> [WHAT THE TASK REQUIRES]:
Skip the pictures. Reproduce all other material exactly.

> [PROVIDED DATA]:
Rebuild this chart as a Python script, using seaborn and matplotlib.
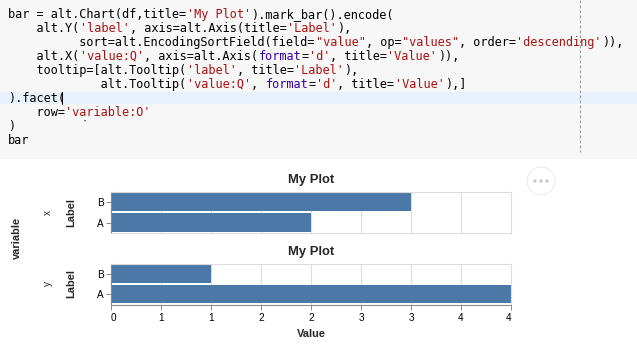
import re
import pandas as pd
import matplotlib
matplotlib.use("Agg")
from matplotlib import pyplot as plt
from matplotlib.patches import Rectangle, Circle
from matplotlib.lines import Line2D
import seaborn as sns

# data
labels = ['A', 'B']
x_values = [2, 3]
y_values = [4, 1]
variables = ['x', 'y']
label_order = ['B', 'A']
value_ticks = [0, 0.5, 1, 1.5, 2, 2.5, 3, 3.5, 4]
value_tick_labels = ['0', '1', '1', '2', '2', '3', '3', '4', '4']

df = pd.DataFrame({'label': labels, 'x': x_values, 'y': y_values})
df = df.melt(id_vars='label', var_name='variable', value_name='value')

code_lines = [
    "bar = alt.Chart(df,title='My Plot').mark_bar().encode(",
    "    alt.Y('label', axis=alt.Axis(title='Label'),",
    "          sort=alt.EncodingSortField(field=\"value\", op=\"values\", order='descending')),",
    "    alt.X('value:Q', axis=alt.Axis(format='d', title='Value')),",
    "    tooltip=[alt.Tooltip('label', title='Label'),",
    "             alt.Tooltip('value:Q', format='d', title='Value'),]",
    ").facet(",
    "    row='variable:O'",
    ")",
    "bar",
]

sns.set_style('white')
plt.rcParams['font.family'] = ['Liberation Sans', 'DejaVu Sans']

W, H = 637, 351
fig = plt.figure(figsize=(W / 100, H / 100), dpi=100)


def fx(x):
    return x / W


def fy(y):
    return 1 - y / H


# - code cell
fig.add_artist(Rectangle((0, fy(159)), 1, 159 / H, transform=fig.transFigure,
                         facecolor='#f7f7f7', edgecolor='none', zorder=0))
fig.add_artist(Rectangle((0, fy(104)), 1, 12 / H, transform=fig.transFigure,
                         facecolor='#e9f1fc', edgecolor='none', zorder=0))
fig.add_artist(Line2D([fx(580), fx(580)], [fy(0), fy(152)], ls=(0, (2.5, 2)),
                      color='#9a9a9a', lw=0.8, transform=fig.transFigure))

cw = 7.16
tok = re.compile(r"'[^']*'|\"[^\"]*\"|\bformat\b")
for i, line in enumerate(code_lines):
    y = fy(14.5 + 14.0 * i)
    pos = 0
    segs = []
    for m in tok.finditer(line):
        if m.start() > pos:
            segs.append((pos, line[pos:m.start()], '#000000'))
        col = '#3300aa' if m.group() == 'format' else '#aa1111'
        segs.append((m.start(), m.group(), col))
        pos = m.end()
    if pos < len(line):
        segs.append((pos, line[pos:], '#000000'))
    for start, text, col in segs:
        fig.text(fx(8 + start * cw), y, text, color=col, fontsize=8.6,
                 family='DejaVu Sans Mono', va='center', ha='left')

# cursor after .facet( and a stray dot
fig.add_artist(Line2D([fx(62)] * 2, [fy(92), fy(104)], color='#000000',
                      lw=0.7, transform=fig.transFigure))
fig.add_artist(Circle((0.85, (H - 120.7) / 100), 0.008, transform=fig.dpi_scale_trans,
                      facecolor='#3344cc', edgecolor='none'))

# - "..." button
fig.add_artist(Circle((5.41, (H - 181) / 100), 0.14, transform=fig.dpi_scale_trans,
                      facecolor='white', edgecolor='#ececec', lw=0.8))
for dx in (-6, 0, 6):
    fig.add_artist(Circle(((541 + dx) / 100, (H - 181) / 100), 0.017,
                          transform=fig.dpi_scale_trans,
                          facecolor='#c8c8c8', edgecolor='none'))

# - facet chart
panels = [(191.5, 233.0), (263.5, 304.5)]
for i, var in enumerate(variables):
    top, bottom = panels[i]
    ax = fig.add_axes([fx(111), fy(bottom), 400 / W, (bottom - top) / H])
    sub = df[df['variable'] == var]
    sns.barplot(data=sub, x='value', y='label', order=label_order, color='#4c78a8',
                saturation=1, width=0.9, linewidth=0, ax=ax)
    ax.set_xlim(0, 4)
    ax.set_ylim(1.5, -0.5)
    ax.set_xlabel('')
    ax.set_ylabel('')
    ax.set_xticks(value_ticks)
    ax.set_axisbelow(True)
    ax.grid(axis='x', color='#dddddd', lw=0.8)
    ax.grid(axis='y', visible=False)
    for s in ax.spines.values():
        s.set_color('#dddddd')
        s.set_linewidth(0.8)
    ax.spines['left'].set_color('#888888')
    ax.tick_params(axis='y', length=3.6, width=0.7, color='#888888', pad=1.5,
                   labelsize=7.2, labelcolor='#000000', left=True)
    if i == len(variables) - 1:
        ax.spines['bottom'].set_color('#888888')
        ax.set_xticklabels(value_tick_labels)
        ax.tick_params(axis='x', length=3.6, width=0.7, color='#888888', pad=2.5,
                       labelsize=7.2, labelcolor='#000000', bottom=True)
        tl = ax.get_xticklabels()
        tl[0].set_ha('left')
        tl[-1].set_ha('right')
    else:
        ax.tick_params(axis='x', bottom=False, labelbottom=False)

    fig.text(fx(311), fy(top - 12), 'My Plot', fontsize=9.4, fontweight='bold',
             ha='center', va='center')
    mid = (top + bottom) / 2
    fig.text(fx(71), fy(mid), 'Label', fontsize=7.9, fontweight='bold',
             rotation=90, ha='center', va='center')
    fig.text(fx(48), fy(mid), var, fontsize=7.2, rotation=90,
             ha='center', va='center')

fig.text(fx(311), fy(334), 'Value', fontsize=7.9, fontweight='bold',
         ha='center', va='center')
fig.text(fx(17), fy(238), 'variable', fontsize=7.9, fontweight='bold',
         rotation=90, ha='center', va='center')

fig.savefig('out.png', dpi=100)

> [THE RESULT]:
Rebuild this chart as a Python script, using seaborn and matplotlib.
import re
import pandas as pd
import matplotlib
matplotlib.use("Agg")
from matplotlib import pyplot as plt
from matplotlib.patches import Rectangle, Circle
from matplotlib.lines import Line2D
import seaborn as sns

# data
labels = ['A', 'B']
x_values = [2, 3]
y_values = [4, 1]
variables = ['x', 'y']
label_order = ['B', 'A']
value_ticks = [0, 0.5, 1, 1.5, 2, 2.5, 3, 3.5, 4]
value_tick_labels = ['0', '1', '1', '2', '2', '3', '3', '4', '4']

df = pd.DataFrame({'label': labels, 'x': x_values, 'y': y_values})
df = df.melt(id_vars='label', var_name='variable', value_name='value')

code_lines = [
    "bar = alt.Chart(df,title='My Plot').mark_bar().encode(",
    "    alt.Y('label', axis=alt.Axis(title='Label'),",
    "          sort=alt.EncodingSortField(field=\"value\", op=\"values\", order='descending')),",
    "    alt.X('value:Q', axis=alt.Axis(format='d', title='Value')),",
    "    tooltip=[alt.Tooltip('label', title='Label'),",
    "             alt.Tooltip('value:Q', format='d', title='Value'),]",
    ").facet(",
    "    row='variable:O'",
    ")",
    "bar",
]

sns.set_style('white')
plt.rcParams['font.family'] = ['Liberation Sans', 'DejaVu Sans']

W, H = 637, 351
fig = plt.figure(figsize=(W / 100, H / 100), dpi=100)


def fx(x):
    return x / W


def fy(y):
    return 1 - y / H


# - code cell
fig.add_artist(Rectangle((0, fy(159)), 1, 159 / H, transform=fig.transFigure,
                         facecolor='#f7f7f7', edgecolor='none', zorder=0))
fig.add_artist(Rectangle((0, fy(104)), 1, 12 / H, transform=fig.transFigure,
                         facecolor='#e9f1fc', edgecolor='none', zorder=0))
fig.add_artist(Line2D([fx(580), fx(580)], [fy(0), fy(152)], ls=(0, (2.5, 2)),
                      color='#9a9a9a', lw=0.8, transform=fig.transFigure))

cw = 7.16
tok = re.compile(r"'[^']*'|\"[^\"]*\"|\bformat\b")
for i, line in enumerate(code_lines):
    y = fy(14.5 + 14.0 * i)
    pos = 0
    segs = []
    for m in tok.finditer(line):
        if m.start() > pos:
            segs.append((pos, line[pos:m.start()], '#000000'))
        col = '#3300aa' if m.group() == 'format' else '#aa1111'
        segs.append((m.start(), m.group(), col))
        pos = m.end()
    if pos < len(line):
        segs.append((pos, line[pos:], '#000000'))
    for start, text, col in segs:
        fig.text(fx(8 + start * cw), y, text, color=col, fontsize=8.6,
                 family='DejaVu Sans Mono', va='center', ha='left')

# cursor after .facet( and a stray dot
fig.add_artist(Line2D([fx(62)] * 2, [fy(92), fy(104)], color='#000000',
                      lw=0.7, transform=fig.transFigure))
fig.add_artist(Circle((0.85, (H - 120.7) / 100), 0.008, transform=fig.dpi_scale_trans,
                      facecolor='#3344cc', edgecolor='none'))

# - "..." button
fig.add_artist(Circle((5.41, (H - 181) / 100), 0.14, transform=fig.dpi_scale_trans,
                      facecolor='white', edgecolor='#ececec', lw=0.8))
for dx in (-6, 0, 6):
    fig.add_artist(Circle(((541 + dx) / 100, (H - 181) / 100), 0.017,
                          transform=fig.dpi_scale_trans,
                          facecolor='#c8c8c8', edgecolor='none'))

# - facet chart
panels = [(191.5, 233.0), (263.5, 304.5)]
for i, var in enumerate(variables):
    top, bottom = panels[i]
    ax = fig.add_axes([fx(111), fy(bottom), 400 / W, (bottom - top) / H])
    sub = df[df['variable'] == var]
    sns.barplot(data=sub, x='value', y='label', order=label_order, color='#4c78a8',
                saturation=1, width=0.9, linewidth=0, ax=ax)
    ax.set_xlim(0, 4)
    ax.set_ylim(1.5, -0.5)
    ax.set_xlabel('')
    ax.set_ylabel('')
    ax.set_xticks(value_ticks)
    ax.set_axisbelow(True)
    ax.grid(axis='x', color='#dddddd', lw=0.8)
    ax.grid(axis='y', visible=False)
    for s in ax.spines.values():
        s.set_color('#dddddd')
        s.set_linewidth(0.8)
    ax.spines['left'].set_color('#888888')
    ax.tick_params(axis='y', length=3.6, width=0.7, color='#888888', pad=1.5,
                   labelsize=7.2, labelcolor='#000000', left=True)
    if i == len(variables) - 1:
        ax.spines['bottom'].set_color('#888888')
        ax.set_xticklabels(value_tick_labels)
        ax.tick_params(axis='x', length=3.6, width=0.7, color='#888888', pad=2.5,
                       labelsize=7.2, labelcolor='#000000', bottom=True)
        tl = ax.get_xticklabels()
        tl[0].set_ha('left')
        tl[-1].set_ha('right')
    else:
        ax.tick_params(axis='x', bottom=False, labelbottom=False)

    fig.text(fx(311), fy(top - 12), 'My Plot', fontsize=9.4, fontweight='bold',
             ha='center', va='center')
    mid = (top + bottom) / 2
    fig.text(fx(71), fy(mid), 'Label', fontsize=7.9, fontweight='bold',
             rotation=90, ha='center', va='center')
    fig.text(fx(48), fy(mid), var, fontsize=7.2, rotation=90,
             ha='center', va='center')

fig.text(fx(311), fy(334), 'Value', fontsize=7.9, fontweight='bold',
         ha='center', va='center')
fig.text(fx(17), fy(238), 'variable', fontsize=7.9, fontweight='bold',
         rotation=90, ha='center', va='center')

fig.savefig('out.png', dpi=100)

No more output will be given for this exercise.